Les audiences font partie de l'ADPF 635, également dénommé "ADPF das Favelas". Cette action en justice a été lancée par le "Mouvement des favelas" en partenariat avec le Défenseur public de l'État de Rio de Janeiro et un certain nombre d'organisations de la société civile, également chargées d'obtenir la suspension prononcée par la Cour suprême1 des activités policières dans les favelas et les quartiers marginalisés de l'État de Rio de Janeiro pendant le confinement décrété à cause de la pandémie de COVID-19. À ce jour, le gouvernement de l'État et la police de Rio de Janeiro n'ont pas respecté la suspension à plusieurs reprises. Ce non respect accentue le schéma continu de violence et de racisme dans la mise en œuvre de la sécurité publique de l’État. Faute de respecter la suspension convenue, les défenseur-ses des droits humains risquent toujours d’être brutalisés par la police ; compte tenu de la nature de leur travail, de leur importance et de leur visibilité au sein de leur communauté, ils font les frais de la violence policière généralisée.

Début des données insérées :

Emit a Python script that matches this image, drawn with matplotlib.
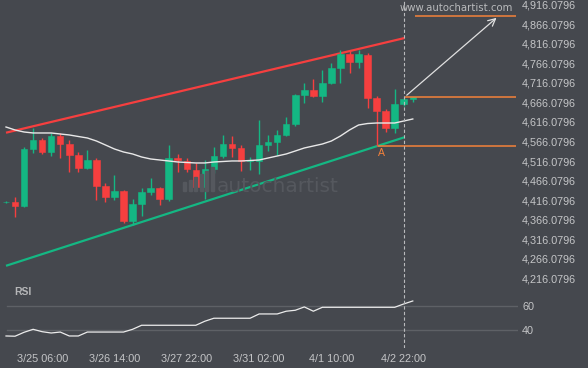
import matplotlib
matplotlib.use("Agg")
import matplotlib.pyplot as plt
import numpy as np
from matplotlib.patches import Rectangle

# ---------------- data ----------------
opens  = [4410.2, 4411.5, 4401.3, 4547.0, 4570.1, 4539.4, 4580.3, 4559.8, 4531.7, 4498.5,
          4518.9, 4452.4, 4424.3, 4439.6, 4362.9, 4406.4, 4437.1, 4447.3, 4419.2, 4524.0,
          4516.4, 4493.4, 4449.9, 4495.9, 4529.1, 4559.8, 4549.6, 4516.4, 4516.4, 4557.3,
          4565.0, 4582.9, 4611.0, 4685.1, 4697.9, 4682.6, 4715.8, 4754.2, 4790.0, 4769.5,
          4787.4, 4677.5, 4644.2, 4600.7, 4662.1, 4674.9]
highs  = [4413.0, 4424.3, 4552.2, 4600.7, 4575.2, 4588.0, 4588.0, 4570.1, 4539.4, 4544.5,
          4524.0, 4460.1, 4480.6, 4442.2, 4419.2, 4447.3, 4472.9, 4449.9, 4557.3, 4534.3,
          4524.0, 4511.3, 4518.9, 4552.2, 4582.9, 4580.3, 4557.3, 4526.6, 4621.2, 4582.9,
          4595.6, 4628.9, 4687.7, 4715.8, 4726.0, 4749.1, 4767.0, 4800.2, 4797.7, 4800.2,
          4792.5, 4682.6, 4649.4, 4700.5, 4680.0, 4680.0]
lows   = [4408.9, 4373.1, 4398.7, 4536.8, 4534.3, 4529.1, 4524.0, 4488.2, 4488.2, 4497.0,
          4416.6, 4411.5, 4416.6, 4357.8, 4352.7, 4375.7, 4429.4, 4403.8, 4414.0, 4488.2,
          4488.2, 4444.8, 4419.2, 4485.7, 4524.0, 4526.6, 4490.8, 4493.4, 4483.1, 4541.9,
          4531.7, 4580.3, 4605.9, 4664.7, 4680.0, 4667.2, 4713.3, 4715.8, 4741.4, 4754.2,
          4651.9, 4554.7, 4590.5, 4588.0, 4657.0, 4667.2]
closes = [4411.5, 4401.3, 4547.0, 4570.1, 4539.4, 4580.3, 4559.8, 4531.7, 4498.5, 4518.9,
          4452.4, 4424.3, 4439.6, 4362.9, 4406.4, 4437.1, 4447.3, 4419.2, 4524.0, 4518.9,
          4495.9, 4449.9, 4495.9, 4529.1, 4559.8, 4549.6, 4516.4, 4517.6, 4557.3, 4565.0,
          4582.9, 4611.0, 4685.1, 4697.9, 4682.6, 4715.8, 4754.2, 4790.0, 4769.5, 4790.0,
          4677.5, 4644.2, 4600.7, 4662.1, 4674.9, 4680.0]

ma_values = [4603.3, 4595.6, 4590.5, 4588.0, 4588.0, 4588.0, 4585.4, 4582.9, 4579.0, 4575.2,
             4567.5, 4557.3, 4547.0, 4539.4, 4534.3, 4526.6, 4521.5, 4518.9, 4516.4, 4513.8,
             4512.5, 4511.3, 4511.3, 4513.8, 4515.1, 4516.4, 4516.4, 4517.6, 4518.9, 4524.0,
             4529.1, 4534.3, 4541.9, 4549.6, 4554.7, 4559.8, 4567.5, 4580.3, 4595.6, 4608.4,
             4612.2, 4613.5, 4613.5, 4613.5, 4618.6, 4623.8]

rsi_values = [35.2, 35.0, 38.3, 40.8, 38.8, 37.7, 38.5, 35.2, 35.2, 38.5,
              38.5, 38.5, 38.5, 38.5, 40.8, 44.2, 44.2, 44.2, 44.2, 44.2,
              44.2, 44.2, 47.6, 50.1, 50.1, 50.1, 50.1, 50.1, 53.7, 53.7,
              53.7, 56.0, 56.8, 59.6, 56.0, 59.3, 59.3, 59.3, 59.3, 59.3,
              59.3, 59.3, 59.3, 59.3, 62.1, 64.6]

time_tick_index = [4, 12, 20, 28, 36, 44]
time_tick_labels = ["3/25 06:00", "3/26 14:00", "3/27 22:00", "3/31 02:00", "4/1 10:00", "4/2 22:00"]

price_ticks = [4916.0796, 4866.0796, 4816.0796, 4766.0796, 4716.0796, 4666.0796, 4616.0796,
               4566.0796, 4516.0796, 4466.0796, 4416.0796, 4366.0796, 4316.0796, 4266.0796,
               4216.0796]
rsi_ticks = [60, 40]

# channel (resistance / support) end points: (bar index, price)
resistance_line = [(0.0, 4588.7), (44.1, 4830.9)]
support_line = [(0.0, 4248.3), (44.1, 4577.2)]
# pattern levels: (price, start index)
target_level = (4887.2, 45.2)
entry_level = (4680.0, 44.1)
point_a_level = (4554.7, 41.2)
levels_end = 56.4
arrow_start = (44.1, 4680.0)
arrow_end = (54.5, 4887.2)
point_a = (41.5, 4536.8)
now_index = 44.05

# ---------------- styling ----------------
BG = "#45484e"
GREEN = "#14b783"
RED = "#f63f3f"
ORANGE = "#f5823a"
TXT = "#c4c5c7"

W, H = 588, 368
fig = plt.figure(figsize=(W / 100, H / 100), dpi=100, facecolor=BG)

ax_w = 518 / W
ax = fig.add_axes([0, (H - 288) / H, ax_w, 288 / H], facecolor=BG)
axr = fig.add_axes([0, (H - 348) / H, ax_w, 60 / H], facecolor=BG, sharex=ax)

for a in (ax, axr):
    for s in a.spines.values():
        s.set_visible(False)

ax.set_xlim(-0.664, 56.64)
ax.set_ylim(4191.5, 4928.1)
axr.set_ylim(25.1, 75.5)

# watermark
fig.text(217 / W, 1 - 186 / H, "autochartist", fontsize=14.5, color="#55585e",
         ha="left", va="center", family="DejaVu Sans", zorder=0)
logo_heights = [9, 11, 14, 17, 20, 24]
for k, hgt in enumerate(logo_heights):
    fig.patches.append(Rectangle(((183 + k * 5.5) / W, (H - 191) / H), 3.2 / W, hgt / H,
                                 transform=fig.transFigure, color="#55585e", zorder=0))

idx = np.arange(len(opens))
o = np.array(opens); c = np.array(closes); hi = np.array(highs); lo = np.array(lows)
up = c >= o
colors = np.where(up, GREEN, RED)

ax.vlines(idx, lo, hi, colors=colors, linewidth=1.0, zorder=3)
ax.bar(idx, np.abs(c - o), bottom=np.minimum(o, c), width=0.72, color=colors,
       edgecolor=colors, linewidth=0.4, zorder=4)

# moving average
ax.plot(idx, ma_values, color="#e8e8e8", linewidth=1.0, zorder=5)

# channel lines
ax.plot([p[0] for p in resistance_line], [p[1] for p in resistance_line], color=RED, lw=1.6, zorder=2,
        solid_capstyle="butt")
ax.plot([p[0] for p in support_line], [p[1] for p in support_line], color=GREEN, lw=1.6, zorder=2,
        solid_capstyle="butt")

# levels
for price, start in (target_level, entry_level, point_a_level):
    ax.hlines(price, start, levels_end, color=ORANGE, lw=1.1, zorder=6)

ax.annotate("", xy=arrow_end, xytext=arrow_start,
            arrowprops=dict(arrowstyle="->", color="#e0e0e0", lw=0.9, mutation_scale=13), zorder=7)
ax.text(point_a[0], point_a[1], "A", color=ORANGE, fontsize=7.5, ha="center", va="center",
        family="Liberation Sans")

# now line
for a in (ax, axr):
    a.axvline(now_index, color="#b9babc", lw=0.8, linestyle=(0, (3, 2)), zorder=8)

# price axis
ax.yaxis.tick_right()
ax.set_yticks(price_ticks)
ax.set_yticklabels([f"{v:,.4f}" for v in price_ticks])
ax.tick_params(axis="y", length=0, pad=3, labelcolor=TXT, labelsize=7.8)
ax.tick_params(axis="x", length=0, labelbottom=False)
for lab in ax.get_yticklabels():
    lab.set_family("Liberation Sans")

fig.text(513 / W, 1 - 8 / H, "www.autochartist.com", ha="right", va="center",
         fontsize=7.3, color="#b9babc", family="DejaVu Sans")

# RSI panel
axr.plot(idx, rsi_values, color="#ececec", lw=0.9, zorder=5)
for v in rsi_ticks:
    axr.axhline(v, color="#5e6166", lw=1.0, zorder=1, xmin=7 / 518)
axr.yaxis.tick_right()
axr.set_yticks(rsi_ticks)
axr.set_yticklabels([str(v) for v in rsi_ticks])
axr.tick_params(axis="y", length=0, pad=3, labelcolor=TXT, labelsize=7.8)
axr.set_xticks(time_tick_index)
axr.set_xticklabels(time_tick_labels)
axr.tick_params(axis="x", length=0, pad=4, labelcolor=TXT, labelsize=7.8)
for lab in axr.get_yticklabels() + axr.get_xticklabels():
    lab.set_family("Liberation Sans")
fig.text(14 / W, 1 - 292 / H, "RSI", ha="left", va="center", fontsize=7.5,
         color="#b5b6b8", fontweight="bold", family="Liberation Sans")

fig.savefig("out.png", dpi=100, facecolor=BG)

Front Line Defenders souligne l'importance de la responsabilité de la police et du droit des défenseur-ses des droits humains de surveiller et de dénoncer les violations des droits humains commises par la police à Rio de Janeiro. Front Line Defenders appelle les autorités brésiliennes à condamner la brutalité policière dans les favelas et les communautés marginalisées, et à garantir la mise en œuvre effective des mesures énoncées dans la décision sur l'ADPF 635. Front Line Defenders réitère sa condamnation des violences policières au Brésil et de l'impact disproportionné du profilage racial et des politiques discriminatoires sur les membres du mouvement noir et les défenseur-ses des droits humains dans le pays.

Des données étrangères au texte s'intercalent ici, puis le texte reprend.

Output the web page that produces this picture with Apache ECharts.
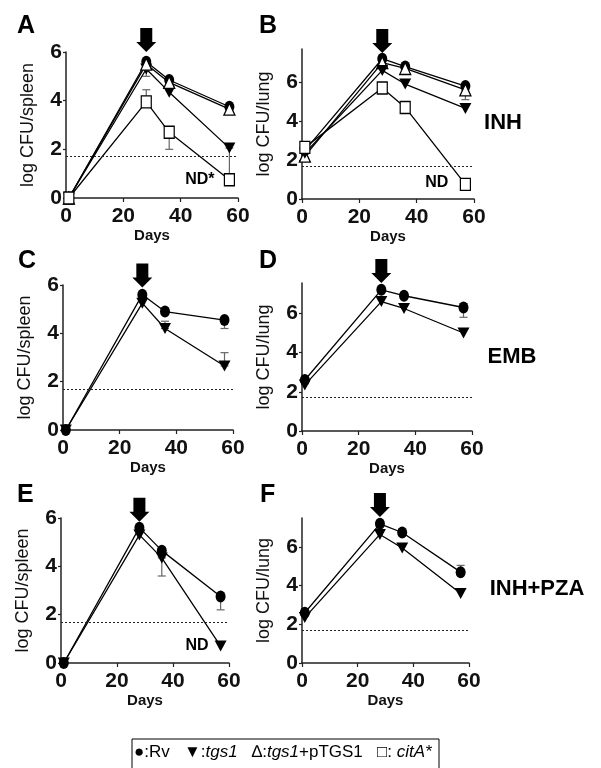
<!DOCTYPE html>
<html><head><meta charset="utf-8">
<script src="https://cdn.jsdelivr.net/npm/echarts@6/dist/echarts.min.js"></script>
<style>html,body{margin:0;padding:0;background:#fff}#c{width:601px;height:768px}</style>
</head><body><div id="c"></div>
<script>
// ---------- data ----------
const days = [1, 28, 36, 57];
const xTicks = [0, 20, 40, 60];
const yTicks = [0, 2, 4, 6];
const detectionLimit = 1.7;
const arrowDay = 28;

// Panel A: INH, spleen
const A_Rv   = [0, 5.6, 4.85, 3.75];
const A_tgs1 = [0, 5.3, 4.35, 2.05];
const A_comp = [0, 5.5, 4.75, 3.65];
const A_citA = [0, 3.95, 2.7, 0.75];
const A_err  = [[28, 3.95, 4.45], [36, 2.0, 2.7], [57, 0.8, 2.05], [28, 5.0, 5.3]];
// Panel B: INH, lung
const B_Rv   = [2.5, 7.2, 6.8, 5.8];
const B_tgs1 = [2.35, 6.6, 5.9, 4.65];
const B_comp = [2.2, 7.0, 6.7, 5.6];
const B_citA = [2.65, 5.7, 4.7, 0.75];
const B_err  = [[57, 5.1, 5.6]];
// Panel C: EMB, spleen
const C_Rv   = [0, 5.6, 4.9, 4.55];
const C_tgs1 = [0, 5.25, 4.2, 2.65];
const C_err  = [[57, 4.2, 4.55], [36, 4.2, 4.5], [57, 2.65, 3.2]];
// Panel D: EMB, lung
const D_Rv   = [2.6, 7.2, 6.9, 6.3];
const D_tgs1 = [2.35, 6.6, 6.25, 5.0];
const D_err  = [[57, 5.8, 6.5]];
// Panel E: INH+PZA, spleen
const E_Rv   = [0, 5.6, 4.65, 2.75];
const E_tgs1 = [0, 5.3, 4.35, 0.7];
const E_err  = [[36, 3.6, 4.35], [57, 2.2, 2.75]];
// Panel F: INH+PZA, lung
const F_Rv   = [2.6, 7.2, 6.75, 4.7];
const F_tgs1 = [2.35, 6.65, 5.95, 3.6];
const F_err  = [[57, 4.7, 5.05]];

// ND annotations [day, value, text]
const A_nd = [[46.7, 0.74, 'ND*']];
const B_nd = [[47, 0.82, 'ND']];
const E_nd = [[48.6, 0.74, 'ND']];

// ---------- styling / layout ----------
const tickFont = "'Liberation Sans',Arial,Helvetica,sans-serif";
const sansFont = "'Liberation Sans',Arial,Helvetica,sans-serif";

const styles = {
  Rv:   {symbol: 'circle', symbolSize: [10, 12], rotate: 0, fill: '#000'},
  tgs1: {symbol: 'triangle', symbolSize: [12, 11], rotate: 180, fill: '#000'},
  comp: {symbol: 'triangle', symbolSize: [11, 12], rotate: 0, fill: '#fff'},
  citA: {symbol: 'rect', symbolSize: [10, 12], rotate: 0, fill: '#fff'}
};

const panels = [
  {grid: {left: 66, top: 52, width: 172, height: 146}, ymax: 6, yName: 'log CFU/spleen', daysGap: 26,
   series: [['Rv', A_Rv], ['tgs1', A_tgs1], ['comp', A_comp], ['citA', A_citA]], err: A_err, arrowTop: 6.0, nd: A_nd},
  {grid: {left: 302, top: 49, width: 172, height: 150}, ymax: 7.7, yName: 'log CFU/lung', daysGap: 25,
   series: [['Rv', B_Rv], ['comp', B_comp], ['tgs1', B_tgs1], ['citA', B_citA]], err: B_err, arrowTop: 7.5, nd: B_nd},
  {grid: {left: 63, top: 285, width: 170, height: 145}, ymax: 6, yName: 'log CFU/spleen', daysGap: 27,
   series: [['Rv', C_Rv], ['tgs1', C_tgs1]], err: C_err, arrowTop: 5.9, nd: []},
  {grid: {left: 302, top: 283, width: 170, height: 148}, ymax: 7.55, yName: 'log CFU/lung', daysGap: 21,
   series: [['Rv', D_Rv], ['tgs1', D_tgs1]], err: D_err, arrowTop: 7.55, nd: []},
  {grid: {left: 61, top: 518, width: 168, height: 145}, ymax: 6, yName: 'log CFU/spleen', daysGap: 30,
   series: [['Rv', E_Rv], ['tgs1', E_tgs1]], err: E_err, arrowTop: 5.85, nd: E_nd},
  {grid: {left: 302, top: 518, width: 167, height: 145}, ymax: 7.5, yName: 'log CFU/lung', daysGap: 30,
   series: [['Rv', F_Rv], ['tgs1', F_tgs1]], err: F_err, arrowTop: 7.55, nd: []}
];

const arrowPath = 'path://M4,0 L16,0 L16,14 L20,14 L10,24 L0,14 L4,14 Z';

function renderErr(params, api) {
  const x = api.value(0), lo = api.value(1), hi = api.value(2);
  const p1 = api.coord([x, lo]), p2 = api.coord([x, hi]);
  const w = 4;
  const st = {stroke: '#666', lineWidth: 1.2};
  return {type: 'group', children: [
    {type: 'line', shape: {x1: p1[0], y1: p1[1], x2: p2[0], y2: p2[1]}, style: st},
    {type: 'line', shape: {x1: p1[0] - w, y1: p1[1], x2: p1[0] + w, y2: p1[1]}, style: st},
    {type: 'line', shape: {x1: p2[0] - w, y1: p2[1], x2: p2[0] + w, y2: p2[1]}, style: st}
  ]};
}

const grid = [], xAxis = [], yAxis = [], series = [];
panels.forEach((p, i) => {
  grid.push(Object.assign({containLabel: false}, p.grid));
  xAxis.push({
    gridIndex: i, type: 'value', min: 0, max: 60, interval: 20,
    name: 'Days', nameLocation: 'middle', nameGap: p.daysGap,
    nameTextStyle: {fontFamily: sansFont, fontWeight: 'bold', fontSize: 15, color: '#111'},
    axisLine: {show: true, onZero: false, lineStyle: {color: '#222', width: 1.5}},
    axisTick: {show: true, length: 4, lineStyle: {color: '#222', width: 1.2}},
    axisLabel: {customValues: xTicks, margin: 8, fontFamily: tickFont, fontWeight: 'bold', fontSize: 21, color: '#111'},
    splitLine: {show: false}
  });
  yAxis.push({
    gridIndex: i, type: 'value', min: 0, max: p.ymax,
    name: p.yName, nameLocation: 'middle', nameGap: 29, nameRotate: 90,
    nameTextStyle: {fontFamily: sansFont, fontSize: 18, color: '#111'},
    axisLine: {show: true, onZero: false, lineStyle: {color: '#222', width: 1.5}},
    axisTick: {show: true, length: 3, customValues: yTicks, lineStyle: {color: '#222', width: 1.2}},
    axisLabel: {customValues: yTicks, margin: 4, fontFamily: tickFont, fontWeight: 'bold', fontSize: 21, color: '#111'},
    splitLine: {show: false}
  });
  // detection limit (dotted)
  series.push({
    type: 'line', xAxisIndex: i, yAxisIndex: i, data: [], silent: true,
    markLine: {silent: true, symbol: 'none', label: {show: false},
      lineStyle: {type: [2, 2], color: '#222', width: 1},
      data: [{yAxis: detectionLimit}]}
  });
  // error bars
  series.push({type: 'custom', xAxisIndex: i, yAxisIndex: i, renderItem: renderErr, data: p.err, z: 1, silent: true});
  // strain series
  p.series.forEach(([key, vals]) => {
    const s = styles[key];
    series.push({
      type: 'line', xAxisIndex: i, yAxisIndex: i, z: 3,
      data: days.map((d, k) => [d, vals[k]]),
      symbol: s.symbol, symbolSize: s.symbolSize, symbolRotate: s.rotate, showAllSymbol: true,
      lineStyle: {color: '#000', width: 1.3},
      itemStyle: {color: s.fill, borderColor: '#000', borderWidth: s.fill === '#fff' ? 1.3 : 0, opacity: 1},
      clip: false, animation: false
    });
  });
  // arrow (treatment start)
  series.push({
    type: 'scatter', xAxisIndex: i, yAxisIndex: i, z: 5, clip: false,
    data: [[arrowDay, p.arrowTop]], symbol: arrowPath, symbolSize: [20, 24], symbolOffset: [0, '-50%'],
    itemStyle: {color: '#000', opacity: 1}, silent: true
  });
  // ND labels
  if (p.nd.length) {
    series.push({
      type: 'scatter', xAxisIndex: i, yAxisIndex: i, z: 5, clip: false, symbolSize: 0,
      itemStyle: {opacity: 1},
      data: p.nd.map(n => ({value: [n[0], n[1]], name: n[2]})),
      label: {show: true, position: 'inside', formatter: '{b}', fontFamily: sansFont, fontWeight: 'bold', fontSize: 16, color: '#000', opacity: 1},
      silent: true
    });
  }
});

const letterStyle = (t, x, y) => ({type: 'text', left: x, top: y,
  style: {text: t, font: "bold 25px 'Liberation Sans', Arial, sans-serif", fill: '#000'}});
const drugStyle = (t, cx, cy) => ({type: 'text', x: cx, y: cy,
  style: {text: t, font: "bold 22px 'Liberation Sans', Arial, sans-serif", fill: '#000', align: 'center', verticalAlign: 'middle'}});

const graphic = [
  letterStyle('A', 17, 14), letterStyle('B', 259, 14),
  letterStyle('C', 18, 249), letterStyle('D', 259, 249),
  letterStyle('E', 17, 483), letterStyle('F', 260, 483),
  drugStyle('INH', 503, 123), drugStyle('EMB', 512, 357), drugStyle('INH+PZA', 537, 589),
  {type: 'rect', shape: {x: 132, y: 739, width: 307, height: 32}, style: {fill: '#fff', stroke: '#000', lineWidth: 1}},
  {type: 'text', x: 134, y: 752, style: {
    text: '{n|●:Rv   ▼:}{i|tgs1}{n|   ∆:}{i|tgs1}{n|+pTGS1   □: }{i|citA*}',
    verticalAlign: 'middle', align: 'left',
    rich: {
      n: {fontFamily: sansFont, fontSize: 17, fill: '#000', fontWeight: 'normal'},
      i: {fontFamily: sansFont, fontSize: 17, fill: '#000', fontStyle: 'italic'}
    }
  }}
];

const chart = echarts.init(document.getElementById('c'), null, {renderer: 'canvas'});
chart.setOption({animation: false, backgroundColor: '#fff', grid, xAxis, yAxis, series, graphic});
</script>
</body></html>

1. En 2020, le «Mouvement des favelas» de Rio de Janeiro, en partenariat avec le Défenseur public de l’État de Rio de Janeiro et un certain nombre d’organisations de la société civile, a porté une affaire relative à ces violences devant le Tribunal fédéral suprême (STF). Il appelait à une «action judiciaire de contrôle constitutionnel», communément appelée «ADPF des favelas», pour reconnaître et remédier aux graves violations de la politique de sécurité publique par l'État de Rio de Janeiro sur les populations noires et pauvres des favelas et les quartiers pauvres pendant les opérations de police. Le «Mouvement des favelas» a obtenu la suspension des activités policières dans les favelas et les quartiers pauvres dans l'État de Rio de Janeiro pendant le confinement dû à la pandémie de COVID-19. Bien que cette décision de la Cour suprême représente une victoire pour la société civile, dans les faits les mesures judiciaires de l'ADPF doivent encore être mises en œuvre ; le gouvernement de Rio de Janeiro ne les a pas respectées à plusieurs reprises. En l’absence d’une telle mise en œuvre, compte tenu de la nature de leur travail, les défenseur-ses des droits humains sont très exposés au risque de violences policières ; leur importance et leur visibilité dans les quartiers signifient qu'ils sont susceptibles de supporter le poids de cette violence généralisée.